Les portraits tragiques d’Egon Schiele: l’âme humaine mise à nue dans l’Autriche du début du XXe siècle
Dans l’effervescence artistique de la Vienne fin-de-siècle, Egon Schiele (1890-1918) émerge comme l’une des figures les plus marquantes et controversées de l’expressionnisme autrichien. Ses portraits, caractérisés par leur intensité émotionnelle et leur franchise brutale, témoignent d’une époque de bouleversements profonds dans la société austro-hongroise.
Une technique révolutionnaire au service de l’âme torturée
Héritier spirituel de Gustav Klimt, Schiele développe rapidement un style unique, reconnaissable entre tous. Ses lignes anguleuses, ses poses contorsionnées et ses couleurs terreuses créent une esthétique de la souffrance qui transcende la simple représentation physique. Chaque portrait devient une exploration psychologique, où les corps déformés reflètent les tourments intérieurs de ses sujets.
Le contexte social et historique
L’œuvre de Schiele s’inscrit dans une période de profonde mutation de la société viennoise. Alors que l’Empire austro-hongrois commence à se fissurer, les théories de Freud sur l’inconscient bouleversent la compréhension de la psyché humaine. Les portraits de Schiele, avec leur érotisme explicite et leur représentation sans fard de la condition humaine, défient les conventions bourgeoises de son époque.
La controverse et la censure
Les nus de Schiele, considérés comme pornographiques par ses contemporains, lui valent même un séjour en prison en 1912. Pourtant, ces œuvres témoignent moins d’une volonté de provoquer que d’une recherche authentique de vérité existentielle. La nudité chez Schiele n’est pas tant physique que métaphysique : elle déshabille l’âme autant que le corps.
L’héritage d’une œuvre visionnaire
Mort prématurément de la grippe espagnole à 28 ans, Schiele laisse une œuvre dont l’influence continue de résonner dans l’art contemporain.
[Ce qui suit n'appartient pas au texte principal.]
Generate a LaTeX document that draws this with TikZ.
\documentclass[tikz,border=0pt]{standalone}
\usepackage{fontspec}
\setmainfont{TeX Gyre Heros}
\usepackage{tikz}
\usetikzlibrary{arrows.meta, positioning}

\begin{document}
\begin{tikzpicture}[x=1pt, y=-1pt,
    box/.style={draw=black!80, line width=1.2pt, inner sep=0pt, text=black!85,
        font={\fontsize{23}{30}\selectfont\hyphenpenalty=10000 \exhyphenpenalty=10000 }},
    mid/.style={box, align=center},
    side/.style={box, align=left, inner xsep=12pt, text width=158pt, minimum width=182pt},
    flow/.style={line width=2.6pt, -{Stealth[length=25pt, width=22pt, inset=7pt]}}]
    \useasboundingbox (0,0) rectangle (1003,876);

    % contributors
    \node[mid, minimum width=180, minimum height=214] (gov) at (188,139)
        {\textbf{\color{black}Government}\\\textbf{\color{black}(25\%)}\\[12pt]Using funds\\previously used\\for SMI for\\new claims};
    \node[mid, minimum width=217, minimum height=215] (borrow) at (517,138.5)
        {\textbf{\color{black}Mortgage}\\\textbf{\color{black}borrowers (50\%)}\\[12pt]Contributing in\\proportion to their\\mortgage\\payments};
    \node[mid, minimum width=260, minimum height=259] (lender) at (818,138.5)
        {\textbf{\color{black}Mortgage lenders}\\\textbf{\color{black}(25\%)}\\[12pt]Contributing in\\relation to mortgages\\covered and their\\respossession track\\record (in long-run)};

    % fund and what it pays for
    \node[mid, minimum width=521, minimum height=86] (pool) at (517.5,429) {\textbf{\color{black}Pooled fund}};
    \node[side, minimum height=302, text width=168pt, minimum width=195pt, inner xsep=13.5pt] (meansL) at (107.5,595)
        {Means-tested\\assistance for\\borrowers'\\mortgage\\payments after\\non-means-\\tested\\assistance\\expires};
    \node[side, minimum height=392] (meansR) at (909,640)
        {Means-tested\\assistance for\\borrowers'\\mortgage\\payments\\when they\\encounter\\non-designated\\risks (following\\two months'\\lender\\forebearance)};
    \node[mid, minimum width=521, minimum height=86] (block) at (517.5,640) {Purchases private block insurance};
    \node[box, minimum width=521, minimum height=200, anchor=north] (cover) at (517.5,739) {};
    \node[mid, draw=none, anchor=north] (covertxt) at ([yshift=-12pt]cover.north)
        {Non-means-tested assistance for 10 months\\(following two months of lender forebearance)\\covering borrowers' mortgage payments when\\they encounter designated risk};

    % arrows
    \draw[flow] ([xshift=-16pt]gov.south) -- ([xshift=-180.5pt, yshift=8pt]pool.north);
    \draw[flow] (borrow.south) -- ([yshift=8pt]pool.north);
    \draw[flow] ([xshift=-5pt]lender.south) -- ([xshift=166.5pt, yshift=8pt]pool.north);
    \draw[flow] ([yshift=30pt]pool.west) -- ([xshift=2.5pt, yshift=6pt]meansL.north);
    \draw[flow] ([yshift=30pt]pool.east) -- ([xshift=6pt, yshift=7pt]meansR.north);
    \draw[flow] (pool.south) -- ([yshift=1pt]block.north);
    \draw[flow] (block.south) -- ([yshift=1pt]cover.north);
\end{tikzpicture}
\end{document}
Ses portraits, avec leur mélange unique de vulnérabilité et de provocation, de beauté et de laideur, anticipent les questionnements de l’art moderne sur l’identité, le genre et la représentation du corps.
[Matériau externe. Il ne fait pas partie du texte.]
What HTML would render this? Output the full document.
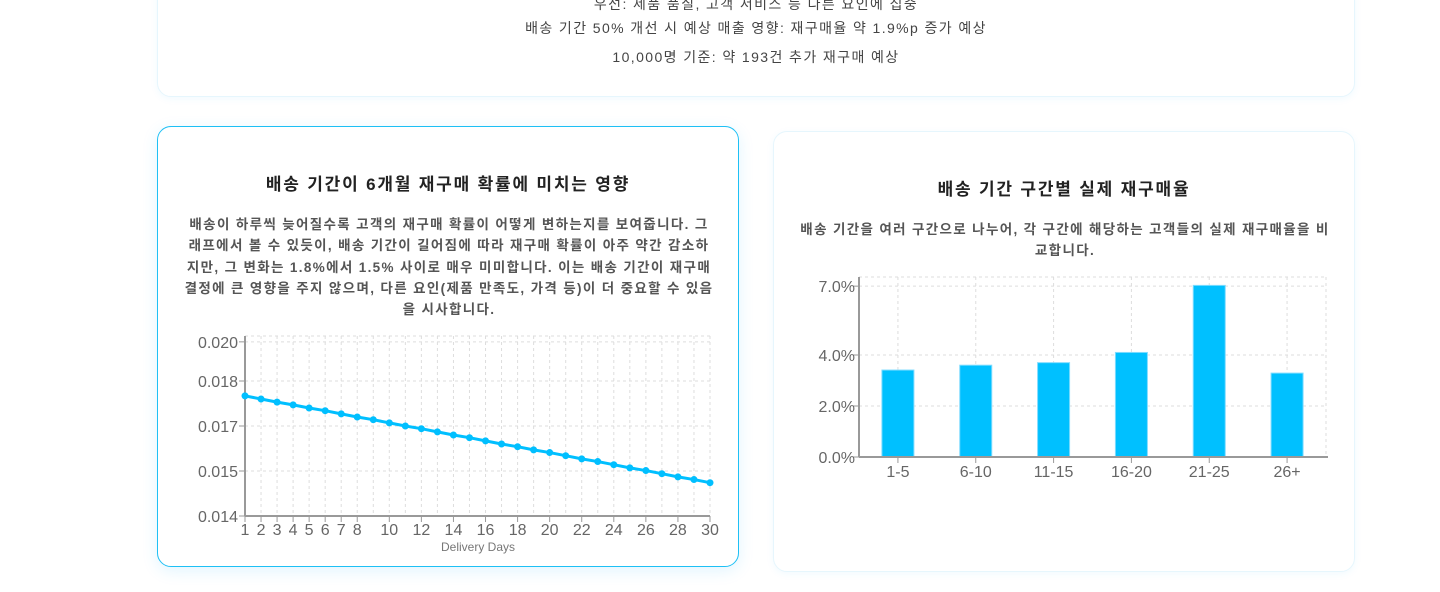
<!DOCTYPE html>
<html><head><meta charset="utf-8">
<style>
body{margin:0;width:1440px;height:592px;background:#fff;overflow:hidden;position:relative;font-family:"Liberation Sans","Noto Sans CJK KR",sans-serif;color:#333}
.card{position:absolute;background:#fff;border-radius:14px;box-sizing:border-box}
.top{left:157px;top:-20px;width:1198px;height:117px;border:1px solid #e6f6fd;box-shadow:0 2px 8px rgba(0,170,255,0.06)}
.top p{margin:0;position:absolute;left:0;width:100%;text-align:center;font-size:14px;color:#444;letter-spacing:1.4px}
.left{left:157px;top:126px;width:582px;height:441px;border:1px solid #1ec0f5;box-shadow:0 4px 16px rgba(0,170,255,0.12)}
.right{left:773px;top:131px;width:582px;height:441px;border:1px solid #e6f6fd;box-shadow:0 2px 8px rgba(0,170,255,0.06)}
h3{position:absolute;left:0;width:100%;text-align:center;margin:0;font-size:17px;font-weight:bold;color:#222;letter-spacing:1.8px}
.desc{position:absolute;text-align:center;font-size:13.5px;font-weight:bold;color:#555;line-height:21.3px;margin:0;white-space:nowrap;letter-spacing:1.35px}
svg{position:absolute;left:0;top:0}
</style></head><body>
<div class="card top">
<p style="top:13px">우선: 제품 품질, 고객 서비스 등 다른 요인에 집중</p>
<p style="top:37px">배송 기간 50% 개선 시 예상 매출 영향: 재구매율 약 1.9%p 증가 예상</p>
<p style="top:66px">10,000명 기준: 약 193건 추가 재구매 예상</p>
</div>
<div class="card left">
<h3 style="top:43px">배송 기간이 6개월 재구매 확률에 미치는 영향</h3>
<p class="desc" style="left:0;width:582px;top:87px">배송이 하루씩 늦어질수록 고객의 재구매 확률이 어떻게 변하는지를 보여줍니다. 그<br>래프에서 볼 수 있듯이, 배송 기간이 길어짐에 따라 재구매 확률이 아주 약간 감소하<br>지만, 그 변화는 1.8%에서 1.5% 사이로 매우 미미합니다. 이는 배송 기간이 재구매<br>결정에 큰 영향을 주지 않으며, 다른 요인(제품 만족도, 가격 등)이 더 중요할 수 있음<br>을 시사합니다.</p>
</div>
<div class="card right">
<h3 style="top:43px">배송 기간 구간별 실제 재구매율</h3>
<p class="desc" style="left:0;width:582px;top:87px">배송 기간을 여러 구간으로 나누어, 각 구간에 해당하는 고객들의 실제 재구매율을 비<br>교합니다.</p>
</div>
<svg id="chart" width="1440" height="592"></svg>
<script>
const days=[1,2,3,4,5,6,7,8,9,10,11,12,13,14,15,16,17,18,19,20,21,22,23,24,25,26,27,28,29,30];
const probs=[0.01667,0.01660,0.01653,0.01647,0.01640,0.01634,0.01627,0.01620,0.01614,0.01607,0.01600,0.01594,0.01587,0.01580,0.01574,0.01567,0.01560,0.01554,0.01547,0.01541,0.01534,0.01527,0.01521,0.01514,0.01507,0.01501,0.01494,0.01487,0.01481,0.01474];
const yTicks=[0.014,0.015,0.016,0.017,0.01787];
const yTickLabels=["0.014","0.015","0.017","0.018","0.020"];
const xTicks=[1,2,3,4,5,6,7,8,10,12,14,16,18,20,22,24,26,28,30];
const xGrid=[1,2,3,4,5,6,7,8,9,10,11,12,13,14,15,16,17,18,19,20,21,22,23,24,25,26,27,28,29,30];
const bins=["1-5","6-10","11-15","16-20","21-25","26+"];
const rates=[0.0341,0.0360,0.0370,0.0410,0.0673,0.0329];
const rTicks=[0,0.02,0.04,0.067];
const rTickLabels=["0.0%","2.0%","4.0%","7.0%"];
const svg=document.getElementById('chart');const NS='http://www.w3.org/2000/svg';
function mk(t,a,p){const e=document.createElementNS(NS,t);for(const k in a)e.setAttribute(k,a[k]);(p||svg).appendChild(e);return e;}
const lx=d=>245+(d-1)*(465/29);
const ly=v=>516-(v-0.014)*45000;
const g1=mk('g',{});


xGrid.forEach(d=>{mk('line',{x1:lx(d),x2:lx(d),y1:336,y2:516,stroke:'#ddd','stroke-dasharray':'3 3'},g1);});
mk('line',{x1:245,x2:710,y1:336,y2:336,stroke:'#ddd','stroke-dasharray':'3 3'},g1);
yTicks.forEach((t,i)=>{mk('line',{x1:245,x2:710,y1:ly(t),y2:ly(t),stroke:'#ddd','stroke-dasharray':'3 3'},g1);
mk('line',{x1:239,x2:245,y1:ly(t),y2:ly(t),stroke:'#999'},g1);
const tx=mk('text',{x:238,y:ly(t)+6,'text-anchor':'end','font-size':'16',fill:'#666'},g1);tx.textContent=yTickLabels[i];

});
mk('line',{x1:245,x2:245,y1:336,y2:516,stroke:'#999','stroke-width':2},g1);
mk('line',{x1:245,x2:710,y1:516,y2:516,stroke:'#999','stroke-width':2},g1);
xTicks.forEach(d=>{mk('line',{x1:lx(d),x2:lx(d),y1:516,y2:522,stroke:'#999'},g1);
const tx=mk('text',{x:lx(d),y:535,'text-anchor':'middle','font-size':'16',fill:'#666'},g1);tx.textContent=d;

});
const xt=mk('text',{x:478,y:551,'text-anchor':'middle','font-size':'12',fill:'#777'},g1);xt.textContent='Delivery Days';


const pl=mk('polyline',{points:days.map((d,i)=>lx(d)+','+ly(probs[i])).join(' '),fill:'none',stroke:'#00bfff','stroke-width':3},g1);


days.forEach((d,i)=>{const c=mk('circle',{cx:lx(d),cy:ly(probs[i]),r:3.5,fill:'#00bfff'},g1);

});
const bx0=859,bx1=1326,bw=(bx1-bx0)/6;
const by=v=>457-v*2550;
const g2=mk('g',{});


bins.forEach((b,i)=>{const cx=bx0+bw*(i+0.5);mk('line',{x1:cx,x2:cx,y1:277,y2:457,stroke:'#ddd','stroke-dasharray':'3 3'},g2);});
mk('line',{x1:bx1,x2:bx1,y1:277,y2:457,stroke:'#ddd','stroke-dasharray':'3 3'},g2);
rTicks.forEach((t,i)=>{mk('line',{x1:bx0,x2:bx1,y1:by(t),y2:by(t),stroke:'#ddd','stroke-dasharray':'3 3'},g2);
mk('line',{x1:bx0-6,x2:bx0,y1:by(t),y2:by(t),stroke:'#999'},g2);
const tx=mk('text',{x:bx0-4,y:by(t)+6,'text-anchor':'end','font-size':'16',fill:'#666'},g2);tx.textContent=rTickLabels[i];

});
mk('line',{x1:bx0,x2:bx1,y1:277,y2:277,stroke:'#ddd','stroke-dasharray':'3 3'},g2);
bins.forEach((b,i)=>{const cx=bx0+bw*(i+0.5);
const r=mk('rect',{x:cx-16,y:by(rates[i]),width:32,height:457-by(rates[i]),fill:'#00c0ff',stroke:'#7fdcff','stroke-width':1},g2);


mk('line',{x1:cx,x2:cx,y1:457,y2:463,stroke:'#999'},g2);
const tx=mk('text',{x:cx,y:477,'text-anchor':'middle','font-size':'16',fill:'#666'},g2);tx.textContent=b;

});
mk('line',{x1:bx0,x2:bx0,y1:277,y2:457,stroke:'#999','stroke-width':2},g2);
mk('line',{x1:bx0,x2:bx1+2,y1:457,y2:457,stroke:'#999','stroke-width':2},g2);
</script>
</body></html>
Un témoignage sur la condition humaine
Les portraits de Schiele transcendent leur époque pour nous parler de la condition humaine universelle. Dans ses figures tourmentées, nous reconnaissons nos propres angoisses, nos désirs inavoués, notre solitude existentielle. L’artiste parvient à capturer l’essence même de l’humanité dans ce qu’elle a de plus fragile et de plus authentique.
Son traitement des corps, souvent critiqué pour sa crudité, révèle en réalité une profonde empathie pour ses sujets. Chaque portrait devient un miroir où se reflètent les tensions d’une société en mutation, les conflits intérieurs de l’individu moderne, et la quête éternelle de sens face à la mortalité.
L’influence sur l’art contemporain
L’approche radicale de Schiele dans la représentation du corps et de l’émotion continue d’inspirer les artistes contemporains. Sa capacité à fusionner l’expression physique et psychologique, à transcender les conventions esthétiques de son temps, résonne particulièrement avec les préoccupations actuelles autour de l’identité et de la représentation de soi.
Les distorsions anatomiques qui caractérisent son style ne sont pas gratuites : elles traduisent une vérité émotionnelle qui dépasse la simple apparence. Cette approche a ouvert la voie à de nombreuses explorations artistiques contemporaines sur la corporalité et l’expression du moi profond.
Sources:
- Leopold Museum – Collection Schiele
- Belvedere Museum Vienna
- Steiner, R. (2007). Egon Schiele: The Midnight Soul of the Artist. Taschen.
- Kallir, J. (1994). Egon Schiele: Life and Work. Harry N. Abrams.
- Whitford, F. (1981). Egon Schiele. Thames & Hudson.